Commenting on the Investment Association’s June fund flow data, Hollands was particularly struck by the massive “thumbs down” given to UK equities by retail investors.
Although it was a record shattering period for the fund industry as a whole, as net retail sales reached £2.9bn for the month and £18.4bn for the first half of 2017, the IA’s data painted quite a different picture for UK equities.
While fixed income products saw net retail sales of £1bn, the IA’s UK All Companies, UK Equity Income and UK Smaller Companies sectors were the worst three sellers of the month, haemorrhaging a combined total of £1.1bn.
Hollands suspects that the “daily diet of gloomy warnings” around Brexit and the UK’s fragile political situation is to blame for retail investors distrust of the asset class.
But by shunning UK equities, they are also cutting themselves off from gaining exposure to regions with superior earnings and growth prospects, like emerging markets and the eurozone, he argued.
“Whatever one’s views on the outlook for the UK economy, the shunning of UK equities undoubtedly reflects a common confusion among investors between where listed companies are domiciled and where their underlying economic exposure actually is – as these are two very different things,” he said.
“It is perhaps not widely understood that the relationship between domestic UK growth and UK stock market is extremely tenuous as the UK stock market is highly international in nature, with the FTSE 100 in aggregate having more revenues exposure to both emerging market regions and Continental Europe than it does to the UK.”
Tilney’s most highly rated UK funds, from Nigel Thomas’s AXA Framlington UK Select Opportunities fund to the JO Hambro UK Opportunities fund and Hugh Yarrow’s Evenlode Income fund, all generate an estimated 60% of their earnings from overseas.

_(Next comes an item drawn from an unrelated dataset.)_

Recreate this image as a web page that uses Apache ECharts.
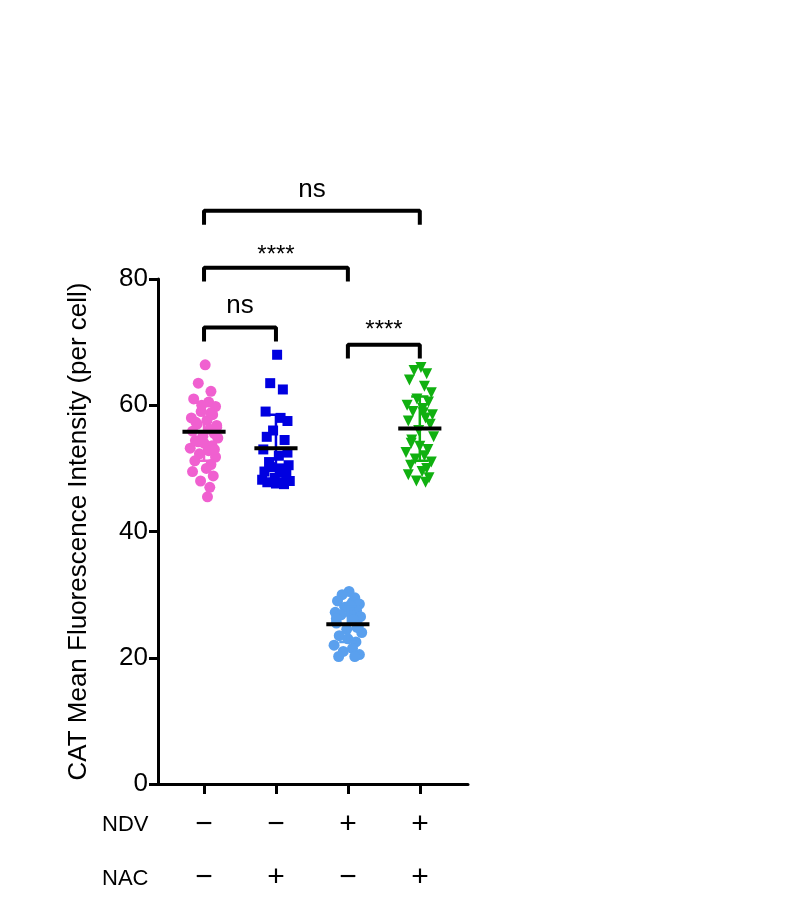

One of Tilney’s favourites, the CF Lindsell Train UK Equity fund, which counts multi-national large caps like Diageo, Unilever and Relx as its three largest holdings, derives around 70% of its revenue from overseas earnings.
“In fact, the high exposure of UK equities to overseas markets means that some of the perceived negative outcomes of Brexit uncertainties, notably sterling weakness, actually benefit UK-listed companies with international earnings,” Hollands added.
“The shunning of UK equities therefore seems unwarranted.”